A claim like that should have been challenged by the Gunwriter and the publication which prints it. This is an extraordinary claim, that you can at the same time keep to a standard velocity but greatly reduce pressure just by a change of brass manufacturer. As someone wise said, extraordinary claims need extraordinary evidence. We don’t know what is behind all this hoopla, and if we did, I am certain that there is some clever trickery going on behind the scenes.
One of the first things to require is to require an explanation of how this works. We do know that changing case volume will alter pressure, as for example, greater case volume will drop pressure somewhat and we know greatly reduced case volume will greatly increase pressure. Maybe they are altering case volume and using a greater volume of slow burning gunpowder, something like that. The article said nothing about the characteristics of the gunpowder being used, that is a good candidate for the rabbit in the hat.
There is always the potential that someone’s instrumentation is messed up. Happens all the time, this is why in science extraordinary claims have to be independently verified by test, before the science community accepts things. Anyone remember Cold Fusion, Stanley Pons and Martin Fleischmann?
https://en.wikipedia.org/wiki/Fleischmann–Pons_experiment The half life of a research article is seems to be around three to four years.
https://scholarlykitchen.sspnet.org/2013/12/18/what-is-the-lifespan-of-a-research-article/ This is due to a problem called non-replicability. Psychology is particularly bad, less than half of all psychology studies have replicable results,
http://www.apa.org/science/about/psa/2015/09/low-replicability.aspx, and in time, when researchers figure out a study is un reliable because its results can’t be duplicated, studies slowly stop being referenced. No one is actively debunking non replicable studies because debunking is unprofitable. Regardless, Handloader should have printed data backing up the claim, but as gun magazines always do, the sources are non attributable and the data never presented. Basically, industry gossip.
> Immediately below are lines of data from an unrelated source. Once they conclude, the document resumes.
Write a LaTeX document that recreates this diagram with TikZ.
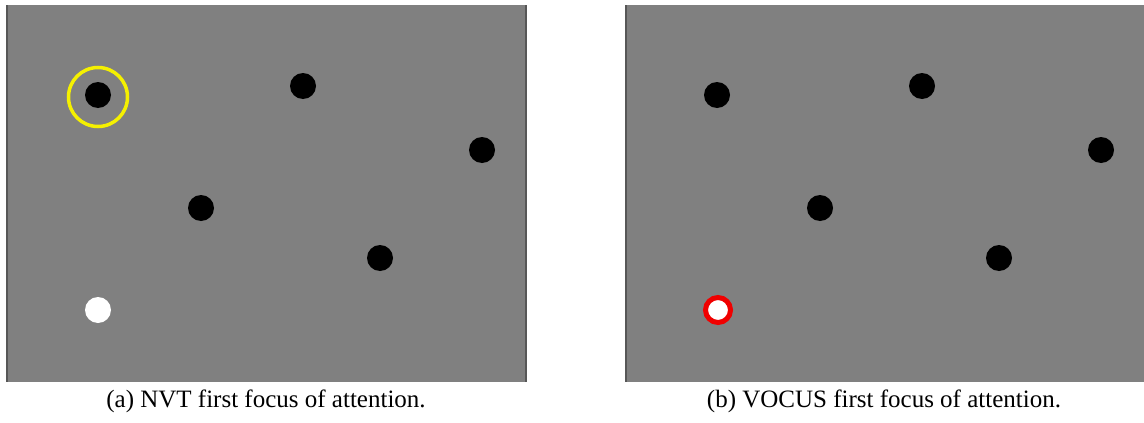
\documentclass[tikz,border=0pt]{standalone}
\usepackage{fontspec}
\setmainfont{Liberation Serif}
\definecolor{panelgrey}{HTML}{808080}
\definecolor{edgegrey}{HTML}{575757}
\definecolor{ringyellow}{HTML}{F5F000}
\definecolor{ringred}{HTML}{F00000}
\tikzset{
  panel/.style={fill=panelgrey, draw=none},
  edge/.style={draw=edgegrey, line width=2pt},
  dot/.style={circle, fill=black, inner sep=0pt, minimum size=26pt},
  whitedot/.style={circle, fill=white, inner sep=0pt, minimum size=26pt},
  yellowring/.style={circle, draw=ringyellow, line width=3.5pt, inner sep=0pt, minimum size=59pt},
  redring/.style={circle, draw=ringred, fill=white, line width=5pt, inner sep=0pt, minimum size=25pt},
  caption/.style={font=\fontsize{25pt}{29pt}\selectfont, anchor=base, inner sep=0pt}
}
\begin{document}
\begin{tikzpicture}[x=1pt, y=-1pt]
\useasboundingbox (0,0) rectangle (1144,423);
% left panel
\fill[panel] (6,5) rectangle (527,382);
\draw[edge] (7,5) -- (7,382);
\draw[edge] (526,5) -- (526,382);
% right panel
\fill[panel] (625,5) rectangle (1144,382);
\draw[edge] (626,5) -- (626,382);
% left panel stimuli
\node[dot] (a1) at (98,95) {};
\node[yellowring] (afocus) at (98,97) {};
\node[dot] (a2) at (303,86) {};
\node[dot] (a3) at (482,150) {};
\node[dot] (a4) at (201,208) {};
\node[dot] (a5) at (380,258) {};
\node[whitedot] (a6) at (98,310) {};
% right panel stimuli
\node[dot] (b1) at (717,95) {};
\node[dot] (b2) at (922,86) {};
\node[dot] (b3) at (1101,150) {};
\node[dot] (b4) at (820,208) {};
\node[dot] (b5) at (999,258) {};
\node[redring] (bfocus) at (718,310) {};
% captions
\node[caption] (capa) at (266,407) {(a) NVT first focus of attention.};
\node[caption] (capb) at (884,407) {(b) VOCUS first focus of attention.};
\end{tikzpicture}
\end{document}
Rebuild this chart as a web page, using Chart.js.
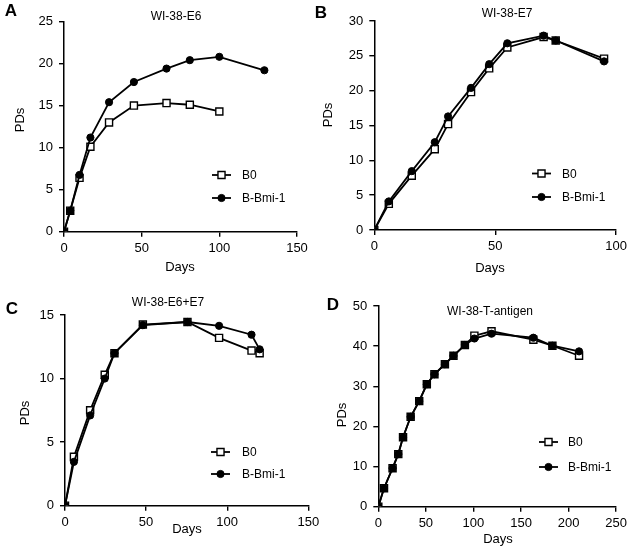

I recall the wildcat era where gunwriters uncritically repeated the velocity nonsense of wild cat cartridge creators. American's want the most horsepower and the fastest, most powerful cartridges. The claims of the period that certain characteristics of wildcat cartridges created higher velocities fizzled once shooters were able to buy cheap chronographs. The great velocity increases just did not reveal themselves over the chronographs. There were velocity increases, but maybe 25 to 50 fps at most, if pressures were kept to industry standard. The wild catters were claiming velocity increases of at least several hundreds of feet per second. We have not gotten to cheap and easy pressure gages, but it is beginning to be understood that the great wildcatters, such as P.O Ackley and Weatherby really got their higher velocities through operating pressures 10,000 to 20,000 psia above industry standard pressures. At the time Ackley was claiming that the secret was straight walled cartridges, Weatherby claimed it was because his venturi shaped shoulder burned the powder so efficiently.
I model gun articles in print media as advertisements, and gunwriters as low paid temps for corporate advertising bureaus. I think the claims of the article reinforce an impression that in print gun magazines and their writers are shills for the industry. They don’t have the critical analysis skills to challenge what industry tells them, and they don’t want to, because it might affect advertising revenue. Gunwriters have gone through a Darwinian selection, in which for little pay, gun writers are selected based on the ability to create an interesting story and repeat uncritically, everything the advertising department tells them. There is very little difference between a gunwriter and a trained seal. They will both get up on a box and bark for a fish.
The whole article
Starline Brass is a nice puff piece, Starline does make good brass, they are now branching into rifle brass, but I don't believe that Starline brass transcends physics without more definite proof.